AIM:
Write out the listing, please, but only from its first line through the line containing "(9,14) -- (9,593);", exactly as given and without pictures.

GIVEN DATA:
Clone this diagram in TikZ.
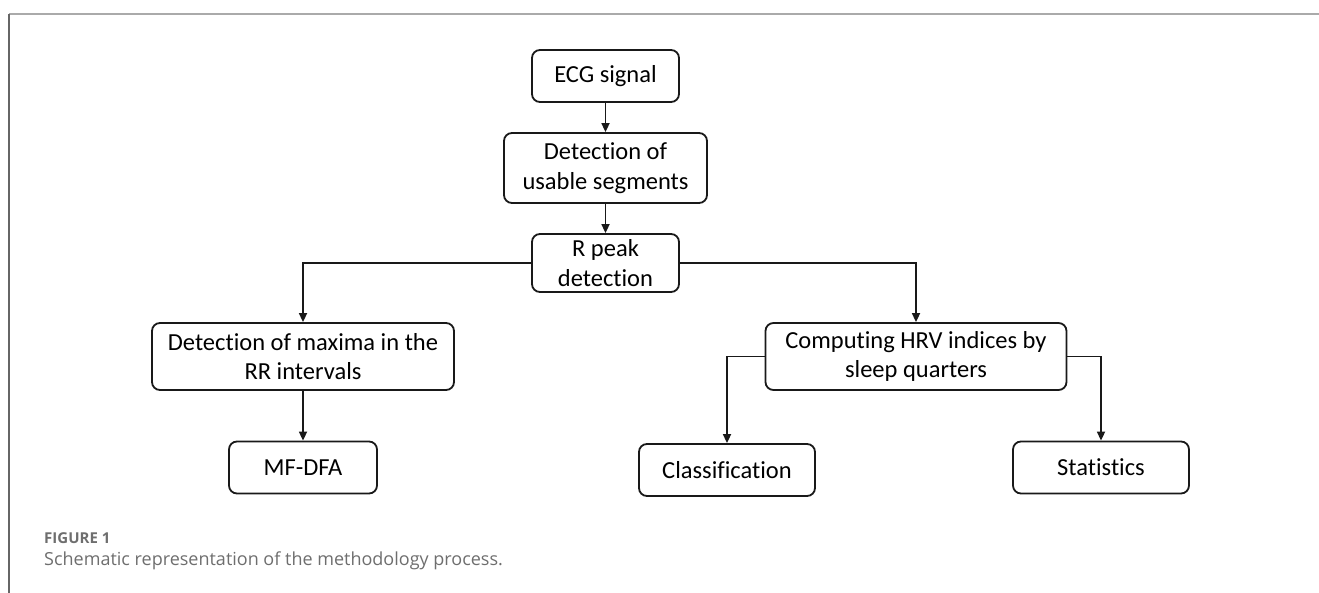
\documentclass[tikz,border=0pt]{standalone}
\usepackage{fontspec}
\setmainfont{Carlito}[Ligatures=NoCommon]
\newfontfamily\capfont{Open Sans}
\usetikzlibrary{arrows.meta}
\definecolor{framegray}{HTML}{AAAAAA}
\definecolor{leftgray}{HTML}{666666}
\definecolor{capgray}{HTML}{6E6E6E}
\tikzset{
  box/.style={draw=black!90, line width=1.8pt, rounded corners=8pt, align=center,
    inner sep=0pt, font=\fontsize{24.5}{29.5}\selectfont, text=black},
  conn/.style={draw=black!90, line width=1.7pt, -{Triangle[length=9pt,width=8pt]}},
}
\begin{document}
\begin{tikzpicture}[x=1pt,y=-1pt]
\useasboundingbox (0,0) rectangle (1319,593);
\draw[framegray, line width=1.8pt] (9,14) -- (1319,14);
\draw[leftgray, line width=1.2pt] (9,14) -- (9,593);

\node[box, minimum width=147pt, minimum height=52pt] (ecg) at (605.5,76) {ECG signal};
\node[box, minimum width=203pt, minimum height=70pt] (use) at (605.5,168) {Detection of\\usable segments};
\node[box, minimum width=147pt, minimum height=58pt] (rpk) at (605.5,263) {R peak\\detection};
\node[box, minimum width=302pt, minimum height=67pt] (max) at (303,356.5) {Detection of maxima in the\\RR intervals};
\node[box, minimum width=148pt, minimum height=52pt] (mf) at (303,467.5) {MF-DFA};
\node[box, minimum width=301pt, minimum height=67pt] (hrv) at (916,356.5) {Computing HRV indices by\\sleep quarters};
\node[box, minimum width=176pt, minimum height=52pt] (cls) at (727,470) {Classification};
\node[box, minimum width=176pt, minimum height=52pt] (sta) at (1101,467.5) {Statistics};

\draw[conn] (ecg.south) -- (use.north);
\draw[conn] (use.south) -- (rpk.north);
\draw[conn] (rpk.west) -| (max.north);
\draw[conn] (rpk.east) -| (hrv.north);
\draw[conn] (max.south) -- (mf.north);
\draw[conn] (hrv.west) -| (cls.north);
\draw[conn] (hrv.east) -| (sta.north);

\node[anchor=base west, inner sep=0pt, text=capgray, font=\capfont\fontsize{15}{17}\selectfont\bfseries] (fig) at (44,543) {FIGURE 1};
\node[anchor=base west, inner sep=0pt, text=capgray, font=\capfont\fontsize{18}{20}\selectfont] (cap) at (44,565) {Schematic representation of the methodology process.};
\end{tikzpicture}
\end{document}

CORRECT OUTPUT:
Clone this diagram in TikZ.
\documentclass[tikz,border=0pt]{standalone}
\usepackage{fontspec}
\setmainfont{Carlito}[Ligatures=NoCommon]
\newfontfamily\capfont{Open Sans}
\usetikzlibrary{arrows.meta}
\definecolor{framegray}{HTML}{AAAAAA}
\definecolor{leftgray}{HTML}{666666}
\definecolor{capgray}{HTML}{6E6E6E}
\tikzset{
  box/.style={draw=black!90, line width=1.8pt, rounded corners=8pt, align=center,
    inner sep=0pt, font=\fontsize{24.5}{29.5}\selectfont, text=black},
  conn/.style={draw=black!90, line width=1.7pt, -{Triangle[length=9pt,width=8pt]}},
}
\begin{document}
\begin{tikzpicture}[x=1pt,y=-1pt]
\useasboundingbox (0,0) rectangle (1319,593);
\draw[framegray, line width=1.8pt] (9,14) -- (1319,14);
\draw[leftgray, line width=1.2pt] (9,14) -- (9,593);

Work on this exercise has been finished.